Homeless immigrant heading back to the Philippines after anonymous donor gifts flight

10-Aug-2019 Intellasia | CBC | 6:02 AM Print This Post

Allan Par built an elaborate shack on Omand’s Creek in Winnipeg this summer after finding himself homeless

The man who built himself an elaborate shack on Omand’s Creek after finding himself homeless is now on his way from Winnipeg back home to the Philippines.

Allan Par checked in for a WestJet flight on Wednesday morning at Winnipeg James Armstrong Richardson International Airport, after an anonymous donor offered to pay for his flight back home to Manila, where he’ll land after a stopover in Vancouver.

After waiting several minutes at the check-in desk at the airport, Par walked swiftly to clear security with a big smile on his face, declining an interview.

His story of coming to Winnipeg seeking a better life, only to end up living in a shack he built himself in the St. James industrial area captured the attention of Winnipeggers last month.

Par immigrated to Winnipeg from Manila with the help of sponsors nine years ago. In a previous interview with CBC News, he said he initially bounced from job to job, but was repeatedly let go without explanation.

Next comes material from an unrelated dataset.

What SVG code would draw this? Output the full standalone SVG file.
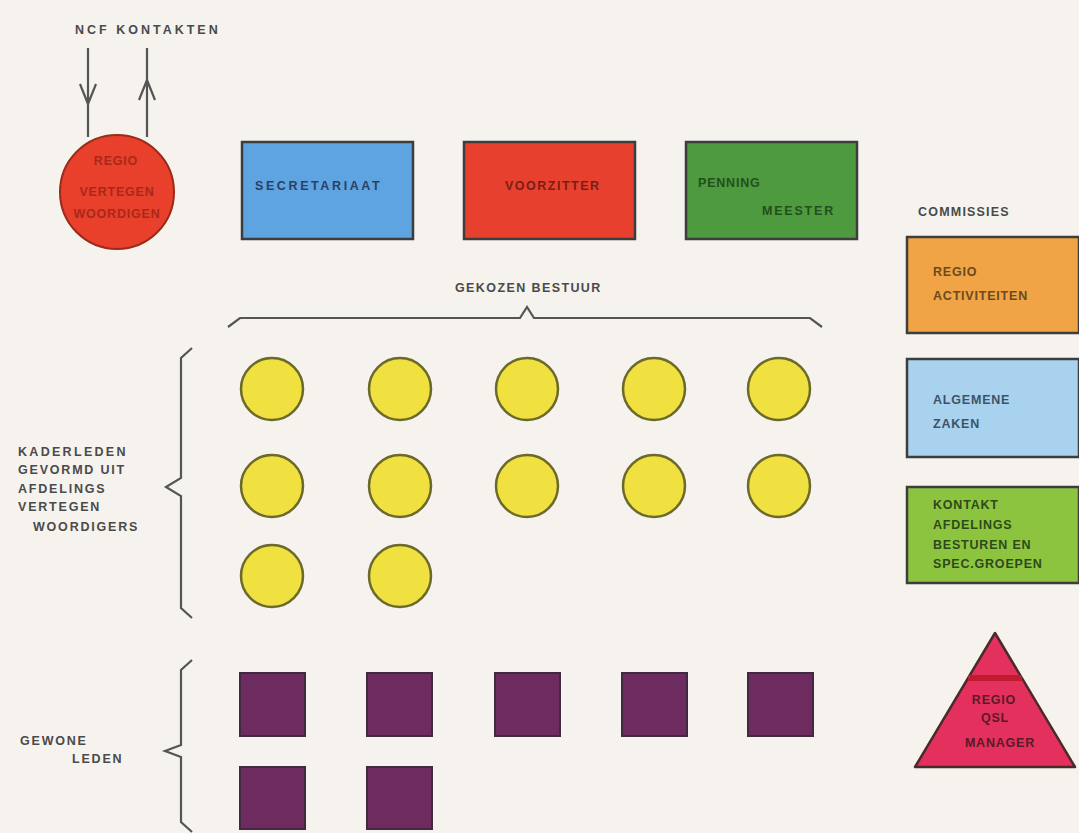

Then, his relationship and living arrangement with his sponsors soured. He found himself with no money and nowhere to turn.

The 41-year-old ended up building himself an elaborate shack from scavenged pallet wood and other discarded materials off Empress Street, in a busy industrial and commercial area.

“I expected… here in Canada, I have a better job, I have a better work, I have a better life,” he told CBC News in July. “But it’s the reverse.”

Anonymous donor gifts ticket

After CBC first reported on his story, Winnipeggers came forward with offers of help. Dante Aviso a local realtor and active member of Winnipeg’s Filipino community said he decided to ask his community via social media how they should help, after hearing about Par’s story.

“I just made an open question, and there was a lot of suggestions,” he said. “So I finally decided to do an online fundraiser. Then, someone else suggested he’d help get travel documents.”

Aviso set up a GoFundMe account and within a week, it had raised $2,580. The anonymous donor then came forward with the offer of a plane ticket.

The donor was at the airport to see Par off, but didn’t want to be interviewed on camera. They simply said they wanted to help.

Aviso said he wanted to help because he was shocked to see a Filipino person living on the streets.

“We always have work, a place to live, friends to support us,” he said.

Homeless camps still an issue

Par was set to be one of the first people to benefit from a new partnership between the City of Winnipeg and the Main Street Project, focused on finding help for those living in homeless camps in the city.

The city’s 311 service and Winnipeg police now share reports or complaints of homeless dwellings directly with Main Street Project a community group that helps people living on the street rather than focusing on taking down the tents, tarps and structures.

Par was in contact with the group, but voiced his wish to return home to the Philippines rather than waiting to find more permanent housing in Winnipeg, Aviso said.

Throughout this process, Aviso said he’s heard a lot of criticism and judgment around Par’s story.

“I think we should help people, especially in need, and please we should not judge as to why they came to that situation. I think he became depressed and [paranoid] that’s why he couldn’t find a job, and no one helped him,” said Aviso.

“Judging shouldn’t be a hindrance to help people.”

Aviso said he’s been in contact with Par’s sisters in Manila to try to make arrangements for his arrival.

As of Wednesday, Par’s shack was still upright on Omand’s Creek.